Enrico converti au rape and revenge des seventies ? Oui et non, la franco-teutonne co-production, n’en déplaise aux bien-pensants et mal critiquant qui la vomirent, au public qui l’applaudit, aux professionnels de la profession qui la récompensèrent naguère, ne s’apparente à un pénible exercice d’hexagonal exorcisme, une entreprise cynique et révisionniste, même si elle participe de la volonté revendiquée de Schneider d’assumer une germanique culpabilité. Ni manichéenne, cf. la milice sinistre, la silhouette guillerette du docteur Müller, ni malsaine, l’extermination n’accorde aucune solution, représente à peine un répit à la douleur, à la folie, cette reconstitution cathartique se soucie de sentiment plus que de ressentiment, préfère la viande à la revanche, vérifie au final les bonnes intentions infernales.
Boulevard du rhum (1971) manie déjà la mise en abyme et s’achève dans une salle de ciné désertée, où le rêveur Ventura se voit sur grand écran (de ses nuits blanches, alcool de Claude), anticipe ainsi L’Antre de la folie (Carpenter, 1994), cinéphilie face à une épiphanie, capable comme Truffaut and Co. de courir les séances et parcourir les distances, contrebandier imbibé invité à la Villeret (Le Dîner de cons, Veber, 1998), anti-héros maso de BD animée, au dolorisme inoffensif, au rythme poussif. Enrico ne décalque de Broca, s’intéresse au cinéma, troque les sœurs d’Eurydice contre une actrice au carré, BB mutine et mutique s’amuse de son mythe, reine à la Andress (La Déesse de feu, Day, 1965) et sauvage à la Welch (Un million d’années avant J.C., Chaffey, 1966), sirène incertaine puisque chanteuse capiteuse (Marchand chante).
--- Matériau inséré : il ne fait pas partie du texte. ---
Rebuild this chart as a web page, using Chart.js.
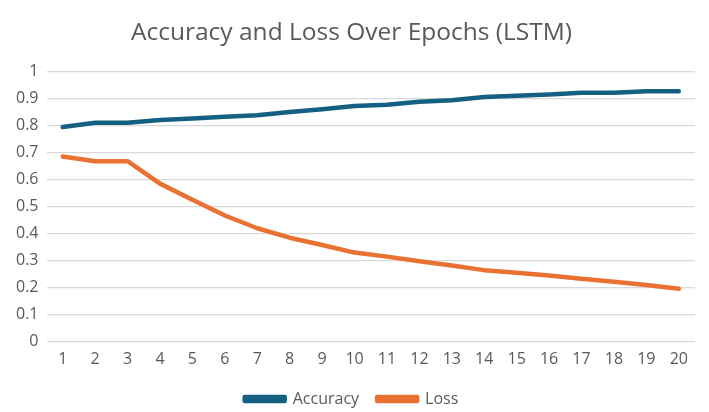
<!DOCTYPE html>
<html>
<head>
<meta charset="utf-8">
<script src="https://cdn.jsdelivr.net/npm/chart.js@4/dist/chart.umd.min.js"></script>
<style>
  html, body { margin: 0; padding: 0; background: #fff; }
  #wrap { width: 709px; height: 412px; }
</style>
</head>
<body>
<div id="wrap"><canvas id="lstmChart"></canvas></div>
<script>
const epochs = ['1','2','3','4','5','6','7','8','9','10','11','12','13','14','15','16','17','18','19','20']
const accuracy = [0.794, 0.81, 0.81, 0.82, 0.826, 0.832, 0.838, 0.85, 0.86, 0.872, 0.877, 0.888, 0.893, 0.905, 0.91, 0.915, 0.921, 0.921, 0.927, 0.927]
const loss = [0.685, 0.668, 0.668, 0.585, 0.525, 0.467, 0.42, 0.385, 0.358, 0.33, 0.315, 0.298, 0.282, 0.265, 0.255, 0.245, 0.233, 0.222, 0.21, 0.196]

const textColor = '#595959'
const fontFamily = "'Open Sans', 'Liberation Sans', sans-serif"

const context = document.getElementById('lstmChart').getContext('2d')

new Chart(context, {
    type: 'line',
    data: {
        labels: epochs,
        datasets: [{
            label: 'Accuracy',
            data: accuracy,
            borderColor: '#156082',
            backgroundColor: '#156082',
            borderWidth: 4.5,
            pointRadius: 0,
            tension: 0,
            borderCapStyle: 'round',
            borderJoinStyle: 'round'
        }, {
            label: 'Loss',
            data: loss,
            borderColor: '#E97132',
            backgroundColor: '#E97132',
            borderWidth: 4.5,
            pointRadius: 0,
            tension: 0,
            borderCapStyle: 'round',
            borderJoinStyle: 'round'
        }]
    },
    options: {
        responsive: true,
        maintainAspectRatio: false,
        animation: false,
        layout: {
            padding: { left: 8, right: 14, top: 8, bottom: -5 }
        },
        plugins: {
            title: {
                display: true,
                text: 'Accuracy and Loss Over Epochs (LSTM)',
                color: textColor,
                font: { family: fontFamily, size: 24.5, weight: 'normal' },
                padding: { top: 10, bottom: 24 }
            },
            legend: {
                position: 'bottom',
                labels: {
                    color: textColor,
                    font: { family: fontFamily, size: 16 },
                    boxWidth: 40,
                    boxHeight: 4,
                    padding: 18
                }
            },
            tooltip: { enabled: false }
        },
        scales: {
            x: {
                offset: true,
                grid: { display: false },
                border: { display: false },
                afterFit: axis => { axis.height += 4 },
                ticks: {
                    color: textColor,
                    padding: 0,
                    font: { family: fontFamily, size: 16 },
                    maxRotation: 0,
                    autoSkip: false
                }
            },
            y: {
                min: 0,
                max: 1,
                grid: { color: '#d9d9d9', lineWidth: 1.2, drawTicks: false },
                border: { display: false },
                ticks: {
                    stepSize: 0.1,
                    color: textColor,
                    padding: 8,
                    font: { family: fontFamily, size: 16 },
                    callback: v => String(Math.round(v * 10) / 10)
                }
            }
        }
    }
});
</script>
</body>
</html>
On surnomme « King Kong » l’ex-Gorille, avec ou sans béquille, modèle de masculinité démuni de moderne toxicité, dont le sentimentalisme s’autorise au réalisme, cette femme-là pas pour moi, alors adieu « dame de mon cœur » et de mon bienheureux malheur. La belle Linda Larue, pseudonyme explicite, délaisse donc sa Bête un brin bébête, adepte du carton concon sur « l’appartenance à la civilisation ». À sa vie agitée, digne d’un film d’aventures dédoublé, entre bataille navale inaugurale bleu pétrole et remake économique, laïc, du martyre de saint Sébastien, entre mission à l’abandon et jalousie des collègues de confrérie, entre idylle aux dessinés sourcils, gramophone aphone, engatse d’autographe et traître + duel d’opérette, Cornelius ne cesse de renoncer, ne désire en définitive qu’adorer une idole des Années folles, image mirage, sa première apparition en vrai, sur une plage évidemment abandonnée, gare aux coquillages et aux crustacés, annonce celle de Derek selon Elle (Edwards, 1979).
Troisième partie d’une apocryphe trilogie, après Les Grandes Gueules (1965), bagarre bis et Les Aventuriers (1967), mercenaires en mer idem, Lino rempile, Bardot déprime, le couple d’entourloupe se détesta, cela ne se voit, la co-production cosmopolite et exotique, à la saveur sudiste et décorative, abrite en sourdine et en musique une mélancolie méta, mais ceci certes ne suffit à en faire du diverti Melville, malgré le caméo de l’iconique Cathy Rosier (Le Samouraï, 1967).